Viele Spieler*innen haben auch oft die Angst, dass nach ihrem Coming-Out wichtige Sponsoren abspringen, da ihre Homosexualität nicht in deren Firmenleitbild passt.

Manuela Kay sagt dazu: „Wir versuchen ja, auch den Unternehmen immer klar zu machen, dass sie nur gewinnen können, in dem sie sich als weltoffen darstellen, aber auch da ist Deutschland zwanzig Jahre hinterher. Das ist in englischsprachigen Ländern oder auch in Skandinavien ganz anders. Und hier sagen sie in Deutschland: Ne, also das ist uns nichts. Natürlich geben die sich nicht mehr offen homophob, das kann man sich nicht mehr erlauben, aber sie führen dann im Grunde meistens an, sie haben kein Geld, was natürlich Quatsch ist. Die halten es immer noch für schädlich, im Zusammenhang mit Homosexualität genannt zu werden.“

Unterschied zum Männerfußball

Im Frauenfußball ist Homosexualität also zum großen Teil zur Selbstverständlichkeit geworden. Doch was muss sich im Männerfußball ändern, um dieselbe Akzeptanz von Homosexualität zu erreichen?

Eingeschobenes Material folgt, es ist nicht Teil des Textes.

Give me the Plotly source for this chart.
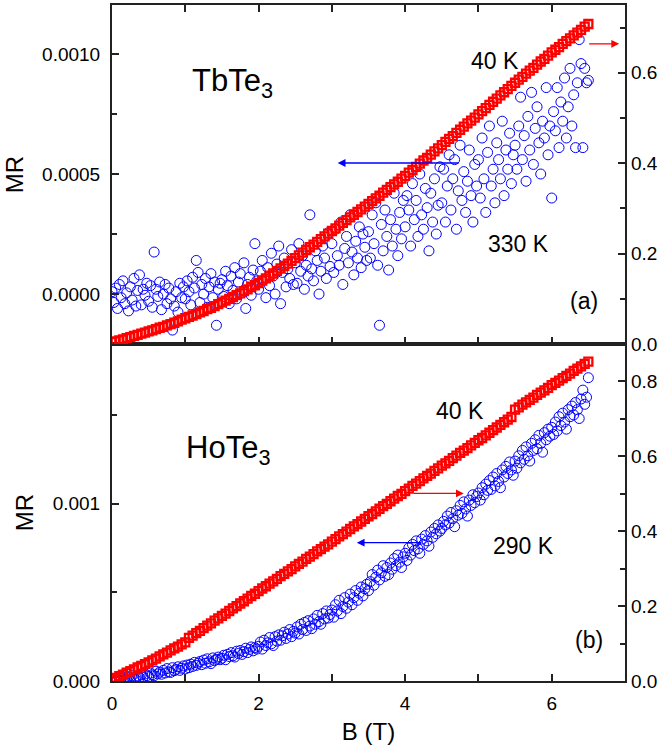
import numpy as np
import plotly.graph_objects as go

# ---------------- data ----------------
# field sweeps (T): uniform measurement grids
B_BLUE_START, B_BLUE_STOP, B_BLUE_N = 0.0, 6.5, 261
B_RED_START, B_RED_STOP, B_RED_N = 0.0, 6.5, 131

# (a) TbTe3, 330 K, MR in units of 1e-6 (left axis)
tb_330K_mr_e6 = [
    10, -35, 25, -60, 40, -15, 55, -40, 5, -70, 30, -25, 65, -50, 15, 80, -45, 20, -5, 45,
    -30, 35, -55, 175, 20, -10, 50, -65, 0, 40, -40, 25, -20, -150, -50, 10, -75, 45, -15, 30,
    -20, 55, 10, -45, 70, 25, 140, 90, -35, 40, 0, 65, -55, 30, 85, -15, 50, -130, 20, 45,
    60, -10, 95, 35, -40, 75, 15, 110, -20, 50, 85, 5, 130, -60, 40, 70, -5, 100, 210, 55,
    20, 95, 140, 60, -15, 110, 35, 170, 75, 0, 125, 200, -40, 90, 150, 30, 105, 65, 185, 40,
    130, 45, 210, 95, 160, 20, 120, 75, 330, 105, 55, 180, 140, 0, 95, 200, 150, 65, 255, 115,
    210, 90, 270, 160, 120, 300, 40, 190, 240, 130, 330, 175, 80, 220, 150, 280, 110, 250, 195, 140,
    260, 150, 330, 210, 380, 120, -130, 290, 180, 350, 240, 100, 310, 200, 420, 270, 160, 340, 230, 390,
    280, 410, 350, 200, 460, 310, 390, 240, 500, 330, 270, 440, 360, 180, 420, 300, 480, 250, 370, 530,
    380, 520, 300, 450, 580, 350, 480, 560, 270, 430, 620, 390, 510, 340, 470, 600, 410, 300, 540, 450,
    560, 400, 650, 480, 340, 590, 700, 450, 520, 380, 630, 560, 480, 720, 410, 600, 520, 670, 460, 580,
    620, 520, 700, 820, 560, 660, 470, 740, 600, 840, 540, 690, 780, 630, 500, 720, 650, 860, 580, 700,
    400, 760, 680, 860, 610, 800, 720, 900, 650, 780, 940, 700, 830, 610, 880, 1060, 960, 610, 940, 880,
    890,
]

# (a) TbTe3, 40 K, right axis
tb_40K_r = [
    0.004, 0.006, 0.008, 0.010, 0.013, 0.015, 0.018, 0.020, 0.023, 0.025,
    0.028, 0.030, 0.033, 0.036, 0.038, 0.041, 0.044, 0.047, 0.050, 0.054,
    0.057, 0.060, 0.063, 0.066, 0.070, 0.073, 0.077, 0.080, 0.084, 0.088,
    0.092, 0.096, 0.100, 0.104, 0.108, 0.112, 0.117, 0.121, 0.126, 0.130,
    0.135, 0.140, 0.145, 0.151, 0.156, 0.162, 0.167, 0.173, 0.178, 0.184,
    0.190, 0.196, 0.202, 0.208, 0.214, 0.220, 0.226, 0.232, 0.238, 0.244,
    0.250, 0.256, 0.262, 0.268, 0.274, 0.280, 0.286, 0.292, 0.298, 0.304,
    0.310, 0.316, 0.322, 0.328, 0.335, 0.341, 0.347, 0.353, 0.359, 0.366,
    0.372, 0.379, 0.385, 0.392, 0.399, 0.406, 0.412, 0.419, 0.426, 0.433,
    0.440, 0.447, 0.454, 0.460, 0.467, 0.474, 0.481, 0.488, 0.494, 0.501,
    0.508, 0.515, 0.522, 0.529, 0.536, 0.543, 0.550, 0.557, 0.564, 0.571,
    0.578, 0.585, 0.591, 0.598, 0.605, 0.611, 0.618, 0.625, 0.631, 0.638,
    0.645, 0.651, 0.657, 0.664, 0.670, 0.676, 0.683, 0.689, 0.695, 0.702,
    0.708,
]

# (b) HoTe3, 290 K, MR in units of 1e-6 (left axis)
ho_290K_mr_e6 = [
    -10, 5, -5, 10, 0, 15, 5, 20, 10, 25, 12, 30, 18, 8, 28, 20, 35, 22, 40, 30,
    25, 45, 35, 30, 55, 40, 50, 38, 60, 45, 70, 52, 48, 75, 58, 65, 80, 60, 72, 85,
    68, 90, 75, 95, 82, 105, 88, 100, 110, 92, 118, 100, 125, 108, 98, 130, 115, 122, 135, 120,
    128, 145, 120, 150, 138, 160, 142, 135, 168, 155, 172, 150, 165, 185, 160, 178, 192, 170, 188, 180,
    195, 220, 180, 230, 200, 215, 245, 210, 200, 250, 225, 260, 230, 255, 275, 240, 265, 290, 250, 280,
    270, 305, 265, 320, 290, 330, 285, 340, 310, 295, 350, 320, 370, 335, 320, 380, 350, 395, 355, 375,
    400, 360, 430, 395, 455, 380, 420, 470, 410, 445, 490, 430, 470, 510, 455, 495, 530, 480, 520, 545,
    510, 560, 600, 540, 585, 625, 570, 610, 650, 590, 640, 600, 665, 630, 690, 650, 710, 670, 640, 700,
    720, 680, 750, 710, 770, 735, 790, 745, 720, 800, 770, 820, 790, 760, 840, 810, 860, 830, 880, 845,
    860, 900, 880, 930, 890, 950, 915, 870, 960, 935, 990, 945, 1010, 970, 930, 1020, 990, 1050, 1005, 1040,
    1060, 1020, 1090, 1050, 1110, 1075, 1130, 1080, 1150, 1100, 1170, 1125, 1090, 1190, 1150, 1210, 1170, 1235, 1190, 1160,
    1240, 1200, 1270, 1230, 1300, 1250, 1320, 1270, 1240, 1340, 1300, 1360, 1310, 1385, 1340, 1290, 1400, 1360, 1420, 1380,
    1430, 1390, 1460, 1410, 1490, 1440, 1510, 1460, 1420, 1530, 1490, 1550, 1500, 1570, 1530, 1480, 1590, 1640, 1560, 1600,
    1710,
]

# (b) HoTe3, 40 K, right axis
ho_40K_r = [
    0.004, 0.008, 0.013, 0.017, 0.022, 0.026, 0.031, 0.036, 0.040, 0.045,
    0.050, 0.055, 0.060, 0.066, 0.071, 0.076, 0.082, 0.087, 0.092, 0.098,
    0.103, 0.115, 0.121, 0.128, 0.134, 0.141, 0.148, 0.154, 0.161, 0.167,
    0.174, 0.180, 0.187, 0.194, 0.200, 0.207, 0.213, 0.220, 0.227, 0.233,
    0.240, 0.247, 0.253, 0.260, 0.266, 0.273, 0.280, 0.286, 0.293, 0.299,
    0.306, 0.313, 0.319, 0.326, 0.332, 0.339, 0.346, 0.352, 0.359, 0.365,
    0.372, 0.379, 0.386, 0.392, 0.399, 0.406, 0.413, 0.419, 0.426, 0.433,
    0.440, 0.446, 0.453, 0.460, 0.467, 0.473, 0.480, 0.487, 0.494, 0.500,
    0.507, 0.514, 0.521, 0.527, 0.534, 0.541, 0.548, 0.554, 0.561, 0.568,
    0.575, 0.581, 0.588, 0.595, 0.602, 0.609, 0.615, 0.622, 0.629, 0.636,
    0.643, 0.649, 0.656, 0.663, 0.670, 0.677, 0.684, 0.691, 0.698, 0.705,
    0.725, 0.731, 0.738, 0.744, 0.751, 0.757, 0.764, 0.770, 0.776, 0.783,
    0.790, 0.796, 0.802, 0.809, 0.815, 0.821, 0.828, 0.834, 0.840, 0.847,
    0.853,
]

B_blue = np.linspace(B_BLUE_START, B_BLUE_STOP, B_BLUE_N)
B_red = np.linspace(B_RED_START, B_RED_STOP, B_RED_N)
tb_330K_mr = np.array(tb_330K_mr_e6) * 1e-6
ho_290K_mr = np.array(ho_290K_mr_e6) * 1e-6

# ---------------- styling ----------------
BLUE = "#0000FF"
RED = "#FF0000"
FONT = "Arial, Liberation Sans, sans-serif"
AX = "#222222"

fig = go.Figure()

circ = dict(symbol="circle-open", size=10, color=BLUE, line=dict(width=1, color=BLUE))
sq = dict(symbol="square-open", size=8, color=RED, line=dict(width=2.3, color=RED))

# top panel
fig.add_trace(go.Scatter(x=B_blue, y=tb_330K_mr, mode="markers", marker=circ,
                         xaxis="x2", yaxis="y3", showlegend=False))
fig.add_trace(go.Scatter(x=B_red, y=tb_40K_r, mode="markers", marker=sq,
                         xaxis="x2", yaxis="y4", showlegend=False))
# bottom panel
fig.add_trace(go.Scatter(x=B_blue, y=ho_290K_mr, mode="markers", marker=circ,
                         xaxis="x", yaxis="y", showlegend=False))
fig.add_trace(go.Scatter(x=B_red, y=ho_40K_r, mode="markers", marker=sq,
                         xaxis="x", yaxis="y2", showlegend=False))

split = (681 - 344) / 676.0
tickfont = dict(family=FONT, size=19, color="black")
minor_in = dict(ticks="inside", ticklen=5, tickwidth=1.5, tickcolor=AX)

common_line = dict(showline=True, linecolor=AX, linewidth=2, ticks="inside",
                   ticklen=7, tickwidth=1.5, tickcolor=AX, showgrid=False,
                   zeroline=False, automargin=False, tickfont=tickfont)
right_axis = dict(side="right", showline=False, ticks="inside", ticklen=7, tickwidth=1.5,
                  tickcolor=AX, showgrid=False, zeroline=False, automargin=False,
                  ticklabelstandoff=5, tickfont=tickfont, tickformat=".1f", dtick=0.2, tick0=0,
                  minor=dict(dtick=0.1, tick0=0, **minor_in))

fig.update_layout(
    width=664, height=746,
    margin=dict(l=112, r=39, t=5, b=65),
    paper_bgcolor="white", plot_bgcolor="white",
    font=dict(family=FONT, color="black"),
    xaxis=dict(domain=[0, 1], anchor="y", range=[0, 7], dtick=2, tick0=0,
               mirror=True, ticklabelstandoff=4,
               minor=dict(dtick=1, ticks="inside", ticklen=7, tickwidth=1.5, tickcolor=AX),
               title=dict(text="B (T)", font=dict(family=FONT, size=24), standoff=10),
               **common_line),
    yaxis=dict(domain=[0, split], anchor="x", range=[0, 0.0019], tickvals=[0, 0.001],
               tickformat=".3f", mirror=True, ticklabelstandoff=6,
               minor=dict(tickvals=[0.0005, 0.0015], **minor_in),
               title=dict(text="MR", font=dict(family=FONT, size=24), standoff=12),
               **common_line),
    yaxis2=dict(overlaying="y", anchor="x", range=[0, 0.9], **right_axis),
    xaxis2=dict(domain=[0, 1], anchor="y3", range=[0, 7], dtick=1, tick0=0,
                showticklabels=False, mirror="ticks", **common_line),
    yaxis3=dict(domain=[split, 1], anchor="x2", range=[-0.000208, 0.001204],
                tickvals=[0, 0.0005, 0.001], tickformat=".4f", mirror=True, ticklabelstandoff=6,
                minor=dict(tickvals=[-0.00025, 0.00025, 0.00075], **minor_in),
                title=dict(text="MR", font=dict(family=FONT, size=24), standoff=12),
                **common_line),
    yaxis4=dict(overlaying="y3", anchor="x2", range=[0, 0.75], **right_axis),
)

txt = dict(family=FONT, size=23, color="black")
big = dict(family=FONT, size=31, color="black")
ann = []
# top panel labels
ann.append(dict(x=1.65, y=0.00088, xref="x2", yref="y3", text="TbTe<sub>3</sub>", font=big, showarrow=False))
ann.append(dict(x=5.23, y=0.00097, xref="x2", yref="y3", text="40 K", font=txt, showarrow=False))
ann.append(dict(x=5.54, y=0.000208, xref="x2", yref="y3", text="330 K", font=txt, showarrow=False))
ann.append(dict(x=6.44, y=-0.000030, xref="x2", yref="y3", text="(a)", font=txt, showarrow=False))
# bottom panel labels
ann.append(dict(x=1.58, y=0.00130, xref="x", yref="y", text="HoTe<sub>3</sub>", font=big, showarrow=False))
ann.append(dict(x=4.75, y=0.00152, xref="x", yref="y", text="40 K", font=txt, showarrow=False))
ann.append(dict(x=5.61, y=0.00076, xref="x", yref="y", text="290 K", font=txt, showarrow=False))
ann.append(dict(x=6.51, y=0.000232, xref="x", yref="y", text="(b)", font=txt, showarrow=False))
# arrows
arrow = dict(showarrow=True, arrowhead=2, arrowsize=1.2, arrowwidth=1.3, text="")
ann.append(dict(x=3.08, y=0.000546, ax=4.75, ay=0.000546, xref="x2", yref="y3",
                axref="x2", ayref="y3", arrowcolor=BLUE, **arrow))
ann.append(dict(x=6.92, y=0.664, ax=6.49, ay=0.664, xref="x2", yref="y4",
                axref="x2", ayref="y4", arrowcolor=RED, **arrow))
ann.append(dict(x=4.80, y=0.501, ax=4.10, ay=0.501, xref="x", yref="y2",
                axref="x", ayref="y2", arrowcolor=RED, **arrow))
ann.append(dict(x=3.34, y=0.00078, ax=4.24, ay=0.00078, xref="x", yref="y",
                axref="x", ayref="y", arrowcolor=BLUE, **arrow))
fig.update_layout(annotations=ann)

fig.write_html("out.html", config={"displayModeBar": False},
               post_script="document.body.style.margin='0px';")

Shanice van de Sanden hat sich auch dazu im Interview mit dem Kicker geäußert: „Mehr Offenheit gegenüber Gefühlen wäre schon mal gut. Im Männerfußball will jeder cool sein. Ich habe ein paar gute Freunde unter den Spielern und es sieht völlig anders aus, wenn du mit ihnen allein bist, als wenn du mit allen zusammen rumhängst. Ein Freund sagte mir mal, er könne sich nur schwer vorstellen, dass ich Frauen liebe, denn ich würde manchmal echt mädchenhaft und feminin aussehen. Und ich meinte, er solle vielleicht damit aufhören, sich irgendwelche Vorstellungen zu machen und mir einfach mal zuhören. Das kommt ziemlich oft vor: Die Leute stellen dir Fragen, aber eigentlich wollen sie nur bestätigt bekommen, was sie denken. Sie hören nicht zu. Er hat es schließlich aber doch kapiert.“

Auch hier also eher ein systematisches Problem im Männerfußball. Viele Spieler verbinden mit Homosexualität fälschlicherweise immer noch Begriffe wie Schwäche, Feminität etc. Hier scheint der Frauenfußball einen gewaltigen Vorsprung im Denken der Akteurinnen zu haben. Solange sich dieses Denken bei den Männern nicht ändert, wird es auch weiterhin große Barrieren für ein Coming-Out von homosexuellen Spielern geben.